By 1835, the church had growing pains. The only practical solution was to horizontally bisect the large, single room sanctuary and create two levels. Worship orientation was switched from east-west to north-south. An extension at the midpoint of the south wall created space for the new pulpit. A new primary entrance was added to the Pine Street facade. Palladian windows above the centered entrance provided much needed light for two opposing interior curved staircases with open side rails. In all probability, additional window openings were created on the west wall. The exterior facade was uniformly stuccoed.

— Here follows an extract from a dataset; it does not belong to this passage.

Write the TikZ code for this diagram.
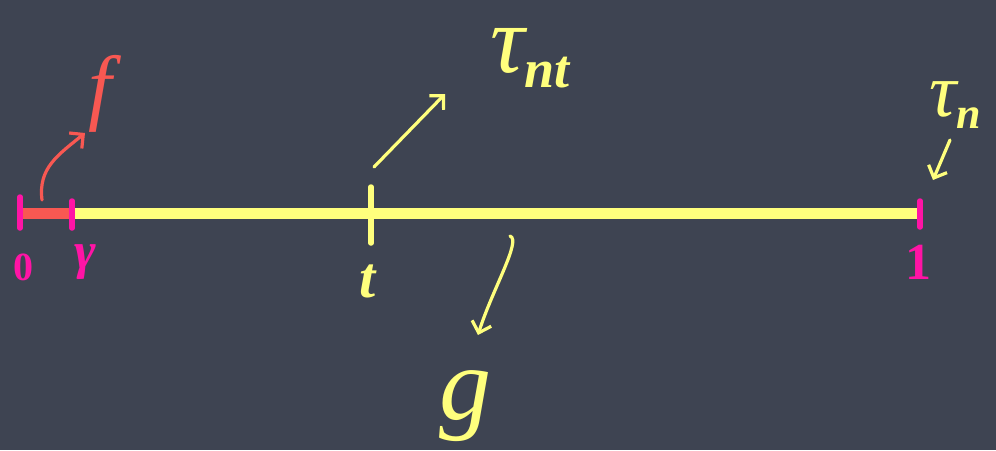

In the 1850’s space again became a problem. This time there was a need for additional galleries, Sunday School and meeting rooms as well as office space. A decision was made to take the “unsightly and unattractive building and transform it into a beautiful and classic temple—uniting venerated antiquities with demands for modern taste.” To accomplish this, the church hired noted Scottish-born e’migre’ architect, John Fraser. By 1857, Fraser had cloaked the last vestiges of the 1768 building behind a fashionable Greek Revival edifice. A new metal clad roof of a higher pitch was raised over the original covered with cedar shakes. The north facade was extended to the sidewalk at Pine Street. Opposing steps of granite led upstairs to an open air portico supported by paired Corinthian columns. Window openings on the east and west walls were widened, squared off, elongated and glazed with clear colorless glass. Gas lighting was installed throughout the building. In 1868, the interior sanctuary walls were elaborately stenciled above the wainscoting. Stained glass windows gradually replaced the clear glass. In the 1960’s-1970’s, the sanctuary walls were re-stenciled with iconography celebrating the merger of the Third, Scots and Mariners Presbyterian Churches. New plumbing, utilities, lighting and renovated room spaces completed the modernizing.
Affectionately known as Old Pine, the church building has stood the test of architectural endurance for nearly 240 years.